Lay the 1"x4" down on the flat side and assemble it with glue and nails.

Turn the 1"x2" on the short edge so it stands up and assemble it with glue and nails.

With the two frames assembled, now connect them. Lay the 1"x2" frame on the table and set the other frame on top, so that the inside edges align. Glue and nail the two together. Sand, prime and paint the frame and the box.

Step 6

Attach the Frame With Piano Hinges

Place the box and frame on a table and align the edges. Use the screws that came with the hinge to secure it.

Pro Tip

The piano hinge is strong enough to hold a baby, but the changing table will also be outfitted with a sturdy chain for extra support.

Step 7

Install the Changing Table

Set the table on the wall over the wall insert.
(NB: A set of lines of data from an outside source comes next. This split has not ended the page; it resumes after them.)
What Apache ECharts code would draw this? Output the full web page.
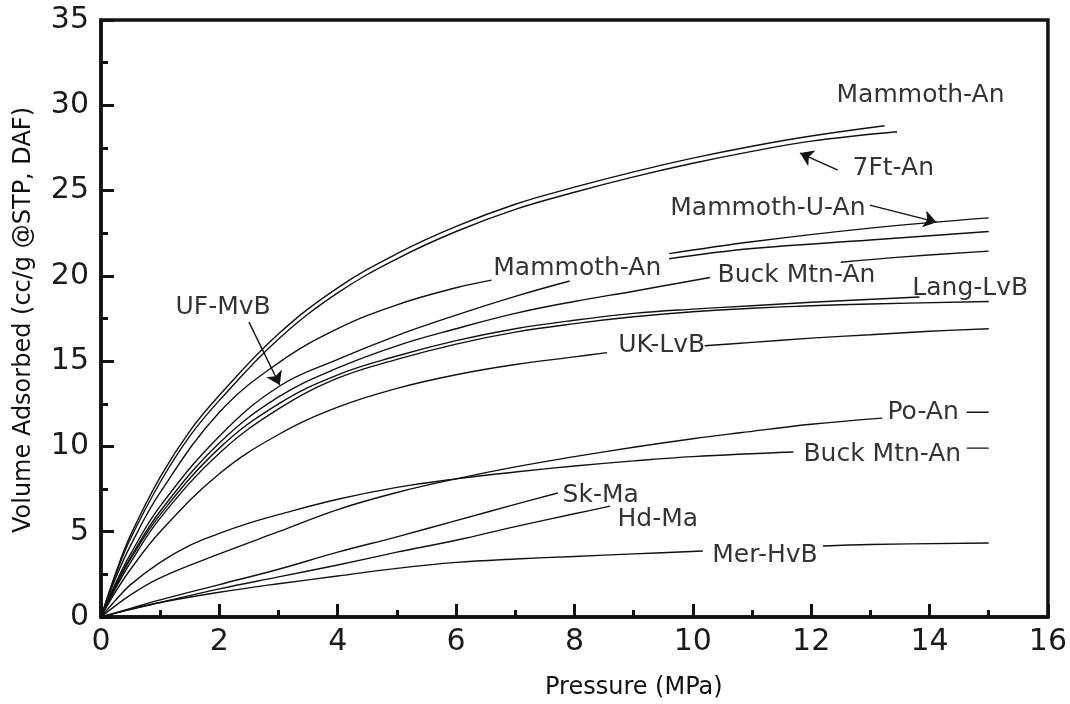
<!DOCTYPE html>
<html>
<head>
<meta charset="utf-8">
<script src="https://cdn.jsdelivr.net/npm/echarts@6/dist/echarts.min.js"></script>
<style>
  html, body { margin: 0; padding: 0; background: #fff; }
  #chart { width: 1070px; height: 704px; }
</style>
</head>
<body>
<div id="chart"></div>
<script>
// Adsorption isotherms: pressure (MPa) vs volume adsorbed (cc/g @STP, DAF).
// Each curve is a list of [pressure, volume] points; null marks a break where a label sits.
const xTickLabels = [0, 2, 4, 6, 8, 10, 12, 14, 16];
const yTickLabels = [0, 5, 10, 15, 20, 25, 30, 35];

const mammothAnTop = [[0,0],[0.25,2.6],[0.5,4.8],[1,8.2],[1.5,10.9],[2,13.0],[3,16.6],[4,19.3],[5,21.3],[6,22.9],[7,24.2],[8,25.2],[9,26.1],[10,26.9],[11,27.6],[12,28.2],[13.24,28.8]];
const sevenFtAn = [[0,0],[0.25,2.5],[0.5,4.6],[1,7.9],[1.5,10.6],[2,12.7],[3,16.3],[4,19.0],[5,21.0],[6,22.6],[7,23.9],[8,24.9],[9,25.8],[10,26.6],[11,27.3],[12,27.9],[13.45,28.45]];
const mammothAnMid = [[0,0],[0.25,2.3],[0.5,4.2],[1,7.3],[2,12.0],[3,14.9],[4,16.9],[5,18.3],[6,19.3],[6.6,19.75], null, [9.6,21.0],[11,21.6],[13,22.1],[15,22.6]];
const ufMvB = [[0,0],[0.25,2.0],[0.5,3.7],[1,6.5],[2,10.6],[3,13.5],[4,15.1],[5,16.5],[6,17.7],[7,18.8],[7.92,19.7], null, [9.6,21.3],[11,22.0],[13,22.8],[15,23.4]];
const buckMtnAnUpper = [[0,0],[0.25,1.9],[0.5,3.5],[1,6.2],[2,10.2],[3,12.9],[4,14.6],[5,15.9],[6,16.9],[7,17.8],[8,18.5],[9,19.1],[10.29,19.9], null, [12.5,20.8],[13.5,21.1],[15,21.45]];
const langLvBUpper = [[0,0],[0.25,1.8],[0.5,3.4],[1,6.0],[2,9.9],[3,12.5],[4,14.2],[5,15.3],[6,16.2],[7,16.9],[8,17.4],[9,17.8],[10,18.05],[11,18.25],[12,18.45],[13.83,18.76]];
const langLvBLower = [[0,0],[0.25,1.7],[0.5,3.2],[1,5.8],[2,9.6],[3,12.2],[4,14.0],[5,15.1],[6,16.0],[7,16.7],[8,17.2],[9,17.6],[10,17.9],[11,18.1],[12,18.25],[13,18.35],[15,18.5]];
const ukLvB = [[0,0],[0.25,1.5],[0.5,2.8],[1,5.0],[2,8.4],[3,10.7],[4,12.3],[5,13.4],[6,14.2],[7,14.8],[8,15.25],[8.55,15.5], null, [10.2,15.9],[11,16.1],[12,16.35],[13,16.55],[14,16.75],[15,16.9]];
const poAn = [[0,0],[0.5,1.3],[1,2.3],[2,3.7],[3,5.0],[4,6.3],[5,7.3],[6,8.1],[7,8.8],[8,9.4],[9,9.95],[10,10.45],[10.8,10.8],[12,11.3],[13.2,11.66], null, [14.63,12.0],[15,12.0]];
const buckMtnAnLower = [[0,0],[0.25,1.0],[0.5,1.9],[1,3.2],[1.5,4.2],[2,4.9],[2.5,5.5],[3,6.0],[4,6.9],[5,7.6],[6,8.1],[7,8.5],[8,8.85],[9,9.15],[10,9.4],[11.7,9.67], null, [14.63,9.9],[15,9.9]];
const skMa = [[0,0],[0.5,0.5],[1,1.0],[2,1.9],[3,2.8],[4,3.8],[5,4.7],[6,5.65],[7,6.6],[7.72,7.27]];
const hdMa = [[0,0],[0.5,0.45],[1,0.85],[2,1.65],[3,2.35],[4,3.05],[5,3.8],[6,4.5],[7,5.3],[8,6.05],[8.6,6.5]];
const merHvB = [[0,0],[0.5,0.45],[1,0.85],[2,1.45],[3,1.95],[4,2.4],[5,2.85],[6,3.2],[7,3.4],[8,3.55],[9,3.7],[10.17,3.87], null, [12.2,4.16],[13,4.25],[15,4.34]];

const curves = [mammothAnTop, sevenFtAn, mammothAnMid, ufMvB, buckMtnAnUpper, langLvBUpper, langLvBLower, ukLvB, poAn, buckMtnAnLower, skMa, hdMa, merHvB];

// Curve labels: [text, pressure at left edge, volume at text middle]
const curveLabels = [
  ['Mammoth-An', 12.42, 30.6],
  ['7Ft-An', 12.69, 26.3],
  ['Mammoth-U-An', 9.61, 23.97],
  ['Mammoth-An', 6.62, 20.46],
  ['Buck Mtn-An', 10.41, 20.05],
  ['Lang-LvB', 13.70, 19.28],
  ['UF-MvB', 1.25, 18.17],
  ['UK-LvB', 8.73, 15.94],
  ['Po-An', 13.28, 11.96],
  ['Buck Mtn-An', 11.86, 9.50],
  ['Sk-Ma', 7.79, 7.15],
  ['Hd-Ma', 8.72, 5.74],
  ['Mer-HvB', 10.32, 3.58]
];

// Leader arrows: [from, to] in data units
const leaderArrows = [
  [[12.45, 26.2], [11.81, 27.2]],
  [[12.99, 24.15], [14.12, 23.15]],
  [[2.5, 17.29], [3.02, 13.6]]
];

const FONT = '"DejaVu Sans", sans-serif';
const INK = '#111';

function splitSegments(points) {
  const segs = [];
  let cur = [];
  points.forEach(p => {
    if (p === null) { if (cur.length) segs.push(cur); cur = []; }
    else cur.push(p);
  });
  if (cur.length) segs.push(cur);
  return segs;
}

const series = [];
curves.forEach(c => {
  splitSegments(c).forEach(seg => {
    series.push({
      type: 'line',
      data: seg,
      smooth: 0.4,
      symbol: 'none',
      silent: true,
      lineStyle: { color: INK, width: 1.4 },
      z: 3
    });
  });
});

series.push({
  type: 'scatter',
  symbolSize: 1,
  itemStyle: { color: 'rgba(0,0,0,0)' },
  silent: true,
  data: curveLabels.map(l => ({ name: l[0], value: [l[1], l[2]] })),
  label: {
    show: true,
    position: 'right',
    distance: 0,
    formatter: '{b}',
    fontFamily: FONT,
    fontSize: 25,
    color: '#000'
  },
  z: 5
});

series.push({
  type: 'lines',
  coordinateSystem: 'cartesian2d',
  silent: true,
  symbol: ['none', 'arrow'],
  symbolSize: 13,
  lineStyle: { color: INK, width: 1.4, opacity: 1 },
  data: leaderArrows.map(a => ({ coords: a })),
  z: 4
});

const axisCommon = {
  type: 'value',
  axisLine: { show: true, lineStyle: { color: INK, width: 3.5 } },
  axisTick: { show: true, inside: true, length: 13, lineStyle: { color: INK, width: 3 } },
  minorTick: { show: true, splitNumber: 2, length: 7, lineStyle: { color: INK, width: 3 } },
  splitLine: { show: false },
  axisLabel: { fontFamily: FONT, fontSize: 30, color: '#1a1a1a' }
};

const chart = echarts.init(document.getElementById('chart'));
chart.setOption({
  animation: false,
  backgroundColor: '#fff',
  grid: { left: 101, right: 22, top: 20, bottom: 87, show: true, borderColor: INK, borderWidth: 3.5 },
  xAxis: Object.assign({}, axisCommon, {
    min: xTickLabels[0], max: xTickLabels[xTickLabels.length - 1], interval: 2,
    axisLabel: Object.assign({}, axisCommon.axisLabel, { margin: 10 })
  }),
  yAxis: Object.assign({}, axisCommon, {
    min: yTickLabels[0], max: yTickLabels[yTickLabels.length - 1], interval: 5,
    axisLabel: Object.assign({}, axisCommon.axisLabel, { margin: 12 })
  }),
  graphic: [
    {
      type: 'text', left: 545, top: 676,
      style: { text: 'Pressure (MPa)', fontFamily: FONT, fontSize: 24, fill: INK }
    },
    {
      type: 'text', x: 24, y: 320, rotation: Math.PI / 2,
      style: { text: 'Volume Adsorbed (cc/g @STP, DAF)', fontFamily: FONT, fontSize: 24, fill: INK,
               textAlign: 'center', textVerticalAlign: 'middle' }
    }
  ],
  series: series
});
</script>
</body>
</html>
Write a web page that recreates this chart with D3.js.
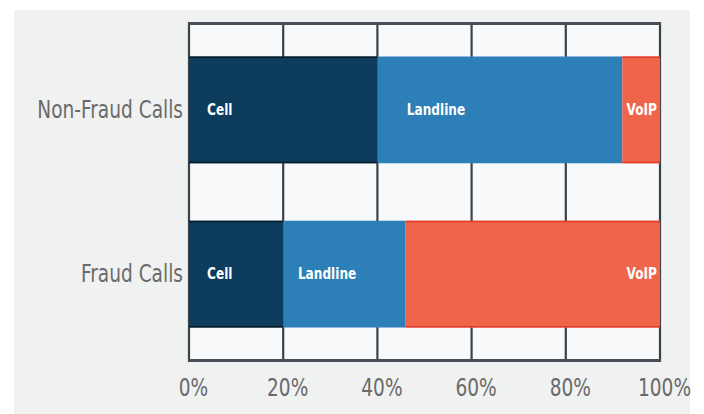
<!DOCTYPE html>
<html><head><meta charset="utf-8">
<script src="https://cdn.jsdelivr.net/npm/d3@7"></script>
<style>body{margin:0;background:#fff}svg{display:block}</style>
</head><body>
<svg id="c" width="704" height="414"></svg>
<script>
const categories = ["Non-Fraud Calls", "Fraud Calls"];
const segments = ["Cell", "Landline", "VoIP"];
const cellValues = [40, 20];
const landlineValues = [52, 26];
const voipValues = [8, 54];
const tickValues = [0, 20, 40, 60, 80, 100];
const colors = ["#0e3c5c", "#2d7fb7", "#ef654a"];

const svg = d3.select("#c");
const M = {l:189, r:660, t:22, b:362};
const font = "'DejaVu Sans Condensed','Liberation Sans Narrow','DejaVu Sans',sans-serif";

svg.append("rect").attr("x",14).attr("y",10).attr("width",676).attr("height",404).attr("fill","#f0f1f1");

const x = d3.scaleLinear().domain([0,100]).range([M.l, M.r]);
const y = d3.scaleBand().domain(categories).range([M.t, M.b]).paddingInner(0.35).paddingOuter(0.21);

svg.append("rect").attr("x",M.l).attr("y",M.t).attr("width",M.r-M.l).attr("height",M.b-M.t).attr("fill","#f9fafb");

svg.append("g").selectAll("line").data(tickValues).join("line")
  .attr("x1",d=>x(d)).attr("x2",d=>x(d)).attr("y1",M.t).attr("y2",M.b)
  .attr("stroke","#3e4248").attr("stroke-width",2.2);

const rows = categories.map((c,i)=>({cat:c, vals:[cellValues[i], landlineValues[i], voipValues[i]]}));
rows.forEach(r=>{
  let acc = 0;
  r.segs = r.vals.map((v,j)=>{const s={cat:r.cat, name:segments[j], x0:acc, x1:acc+v, j}; acc+=v; return s;});
});
const segs = rows.flatMap(r=>r.segs);

svg.append("g").selectAll("rect").data(segs).join("rect")
  .attr("x",d=>x(d.x0)).attr("width",d=>x(d.x1)-x(d.x0))
  .attr("y",d=>y(d.cat)).attr("height",y.bandwidth())
  .attr("fill",d=>colors[d.j]);

const edgeColor = d=>d.j===2?"#e23b2c":"#0a1a28";
svg.append("g").selectAll("line").data(segs.filter(d=>d.j!==1)).join("line")
  .attr("x1",d=>x(d.x0)).attr("x2",d=>x(d.x1))
  .attr("y1",d=>y(d.cat)+0.75).attr("y2",d=>y(d.cat)+0.75)
  .attr("stroke",edgeColor).attr("stroke-width",1.5);
svg.append("g").selectAll("line").data(segs.filter(d=>d.j!==1)).join("line")
  .attr("x1",d=>x(d.x0)).attr("x2",d=>x(d.x1))
  .attr("y1",d=>y(d.cat)+y.bandwidth()-0.75).attr("y2",d=>y(d.cat)+y.bandwidth()-0.75)
  .attr("stroke",edgeColor).attr("stroke-width",1.5);

svg.append("line").attr("x1",M.l-1).attr("x2",M.r+1).attr("y1",M.t+1.5).attr("y2",M.t+1.5).attr("stroke","#4a4d55").attr("stroke-width",3);
svg.append("line").attr("x1",M.l-1).attr("x2",M.r+1).attr("y1",M.b-1.5).attr("y2",M.b-1.5).attr("stroke","#4a4d55").attr("stroke-width",3);

// segment labels (condensed via horizontal scale)
const SX = 0.9;
svg.append("g").selectAll("text").data(segs).join("text")
  .attr("transform",d=>{
    const w = x(d.x1)-x(d.x0);
    let px;
    if (d.j===2) px = x(d.x1)-3;
    else if (d.j===0) px = x(d.x0)+18;
    else px = x(d.x0)+Math.min(32, w*0.12);
    return `translate(${px},${y(d.cat)+y.bandwidth()/2+5}) scale(${SX},1)`;
  })
  .attr("text-anchor",d=>d.j===2?"end":"start")
  .attr("fill","#fff").attr("font-family",font).attr("font-weight","bold").attr("font-size",15)
  .text(d=>d.name);

// category labels
const LX = 0.86;
svg.append("g").selectAll("text").data(categories).join("text")
  .attr("transform",d=>`translate(${M.l-6},${y(d)+y.bandwidth()/2+8}) scale(${LX},1)`)
  .attr("text-anchor","end")
  .attr("fill","#6a6a6a").attr("font-family",font).attr("font-size",24)
  .text(d=>d);

// x axis
const ax = svg.append("g").attr("transform",`translate(0,${M.b})`)
  .call(d3.axisBottom(x).tickValues(tickValues).tickFormat(d=>d+"%").tickSize(0).tickPadding(0));
ax.select(".domain").remove();
ax.selectAll(".tick text")
  .attr("y",0).attr("dy",0)
  .attr("transform",`translate(4,34) scale(${LX},1)`)
  .attr("fill","#6a6a6a").attr("font-family",font).attr("font-size",24);
</script>
</body></html>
It should already be level because the wall insert is level.

Pre-drill through the outer frame, into the studs at the left, right and center.

Drive 3" drywall screws into pre-drilled holes.

Cover the screws and outer frame with decorative trim.

Pro Tip

It is best to use a countersink bit to pre-drill for the screws so they drive flush to the frame.

Step 8

Secure the Folding Box

Pre-drill holes for bolts through each side of the folded down box.

Do this approximately 4" from the front edge.

Hook the chain on the bolt and secure it with a washer and a nut.

On the wall, twist an angled hook through the left and right sides of the wall insert and into the stud.

Cut the chain to length with small bolt cutters and place it on the hook.

Step 9

Install a Knob

To keep the table up against the wall, use a kitchen cabinet knob with a long screw.

In the center on the top of the frame, drill down through the frame on the wall and slightly into the top of the box of the changing table.

Using a larger drill bit, increase the size of the hole in the box, only make the hole 1/2" deep.

Push the screw up through the bottom of the hole in the frame and thread the knob on the end.

To lock the unit, hold the table firmly against the wall and press down on the knob. The end of the screw will slide right into the larger hole in the box.

Step 10

Add Accessory Panels

Dry Erase Panel

Measure the bottom of the folded up box. Cut masonite dry-erase panel to size using a circular saw.

Attach vinyl trim to the edge of the board with super glue.

Flip the panel over and use the super glue to stick magnets to the back.

Cork Board Panel

Cut masonite to size and use it as a template to trim the cork panels.

With a utility knife and straight edge, cut the cork.

Spray contact adhesive on the back of the cork and the masonite panel.

When the glue is tacky to the touch, set the panels in place.

Flip the panel over and use the super glue to stick magnets to the back.

Pro Tip

Use strong magnets and space them evenly to ensure the panel will stick to the sheet metal.